* Start *

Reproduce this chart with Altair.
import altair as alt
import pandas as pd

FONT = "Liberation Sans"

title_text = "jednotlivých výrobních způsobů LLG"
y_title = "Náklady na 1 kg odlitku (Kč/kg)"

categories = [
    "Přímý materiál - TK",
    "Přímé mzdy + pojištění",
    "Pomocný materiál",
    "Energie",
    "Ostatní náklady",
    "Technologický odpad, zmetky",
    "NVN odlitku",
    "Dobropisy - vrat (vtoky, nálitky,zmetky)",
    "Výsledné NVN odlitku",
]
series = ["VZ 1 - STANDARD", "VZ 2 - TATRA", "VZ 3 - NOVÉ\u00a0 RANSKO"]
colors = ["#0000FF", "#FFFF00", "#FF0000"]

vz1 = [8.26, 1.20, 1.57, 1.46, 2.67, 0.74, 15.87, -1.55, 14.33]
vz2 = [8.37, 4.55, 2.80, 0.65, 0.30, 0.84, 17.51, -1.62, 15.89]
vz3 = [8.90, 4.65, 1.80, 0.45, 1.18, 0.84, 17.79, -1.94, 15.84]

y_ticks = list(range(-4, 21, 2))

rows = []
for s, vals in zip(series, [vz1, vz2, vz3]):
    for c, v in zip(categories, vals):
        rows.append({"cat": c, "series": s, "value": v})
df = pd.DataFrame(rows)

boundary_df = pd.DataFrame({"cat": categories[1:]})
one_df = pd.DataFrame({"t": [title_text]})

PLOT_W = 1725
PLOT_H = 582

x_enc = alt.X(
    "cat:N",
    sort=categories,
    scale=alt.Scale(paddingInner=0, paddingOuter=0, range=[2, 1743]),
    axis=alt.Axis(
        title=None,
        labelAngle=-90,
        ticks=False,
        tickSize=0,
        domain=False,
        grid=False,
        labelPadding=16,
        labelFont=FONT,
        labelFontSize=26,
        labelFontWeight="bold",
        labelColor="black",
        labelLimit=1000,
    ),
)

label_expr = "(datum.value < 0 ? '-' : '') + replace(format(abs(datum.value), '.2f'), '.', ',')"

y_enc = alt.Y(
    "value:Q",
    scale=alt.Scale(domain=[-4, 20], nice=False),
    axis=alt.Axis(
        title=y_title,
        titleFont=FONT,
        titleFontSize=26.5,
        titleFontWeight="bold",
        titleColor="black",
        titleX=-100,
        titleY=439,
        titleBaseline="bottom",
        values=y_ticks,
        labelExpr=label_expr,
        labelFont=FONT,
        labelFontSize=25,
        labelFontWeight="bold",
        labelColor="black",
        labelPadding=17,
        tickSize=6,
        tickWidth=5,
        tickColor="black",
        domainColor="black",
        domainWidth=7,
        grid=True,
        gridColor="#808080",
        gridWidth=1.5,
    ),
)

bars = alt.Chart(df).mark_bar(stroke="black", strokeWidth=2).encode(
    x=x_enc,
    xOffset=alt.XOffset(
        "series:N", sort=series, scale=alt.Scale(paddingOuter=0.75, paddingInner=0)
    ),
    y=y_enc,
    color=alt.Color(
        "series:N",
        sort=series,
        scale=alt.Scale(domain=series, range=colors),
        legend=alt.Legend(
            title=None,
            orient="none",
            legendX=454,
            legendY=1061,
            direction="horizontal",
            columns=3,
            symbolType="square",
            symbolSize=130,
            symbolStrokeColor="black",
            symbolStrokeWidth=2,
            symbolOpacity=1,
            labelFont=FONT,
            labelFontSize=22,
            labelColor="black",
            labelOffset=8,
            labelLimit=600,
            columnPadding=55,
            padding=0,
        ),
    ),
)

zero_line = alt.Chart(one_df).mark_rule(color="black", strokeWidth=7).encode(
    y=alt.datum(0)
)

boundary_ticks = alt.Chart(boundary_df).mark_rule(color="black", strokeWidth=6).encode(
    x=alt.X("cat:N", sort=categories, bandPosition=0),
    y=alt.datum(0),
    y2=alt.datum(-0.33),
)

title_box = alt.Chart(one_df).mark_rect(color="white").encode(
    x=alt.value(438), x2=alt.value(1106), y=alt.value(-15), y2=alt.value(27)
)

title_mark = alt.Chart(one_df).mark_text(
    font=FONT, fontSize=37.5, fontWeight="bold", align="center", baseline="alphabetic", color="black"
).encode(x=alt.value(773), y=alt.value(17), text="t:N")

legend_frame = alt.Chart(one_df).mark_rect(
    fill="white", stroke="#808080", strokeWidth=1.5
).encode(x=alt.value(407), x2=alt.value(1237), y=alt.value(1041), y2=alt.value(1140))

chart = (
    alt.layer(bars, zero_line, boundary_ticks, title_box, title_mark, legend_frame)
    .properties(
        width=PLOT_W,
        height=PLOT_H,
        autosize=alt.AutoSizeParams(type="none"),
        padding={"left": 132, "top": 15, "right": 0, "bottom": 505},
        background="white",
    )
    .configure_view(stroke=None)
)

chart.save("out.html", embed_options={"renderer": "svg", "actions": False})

* End *
* Start *

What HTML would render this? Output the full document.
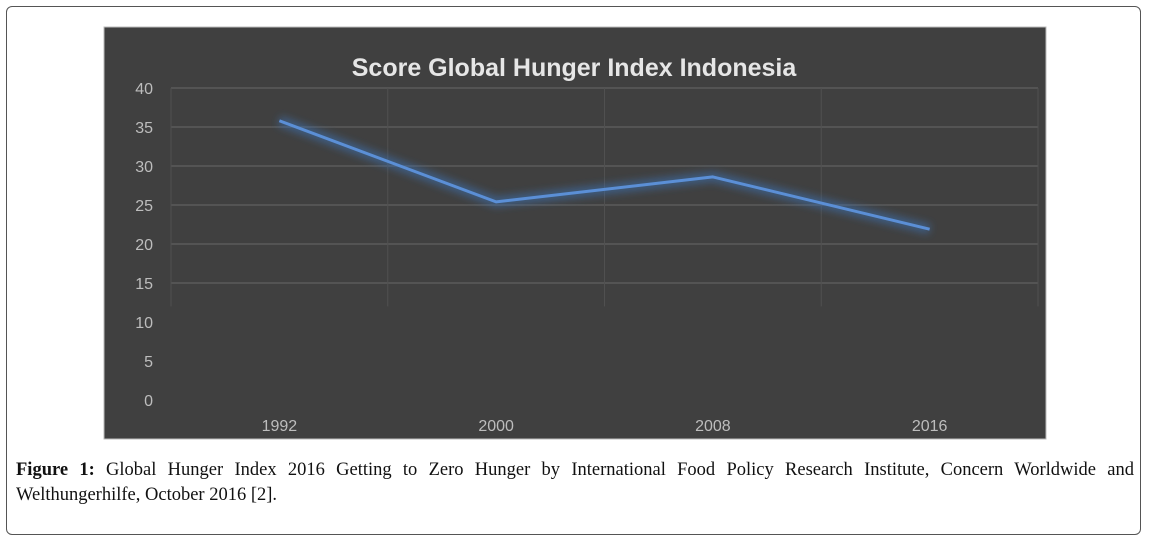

* End *

What is being asked: Above are some records. Report the number of their lines that include "this", and add nothing else.

Reply: 2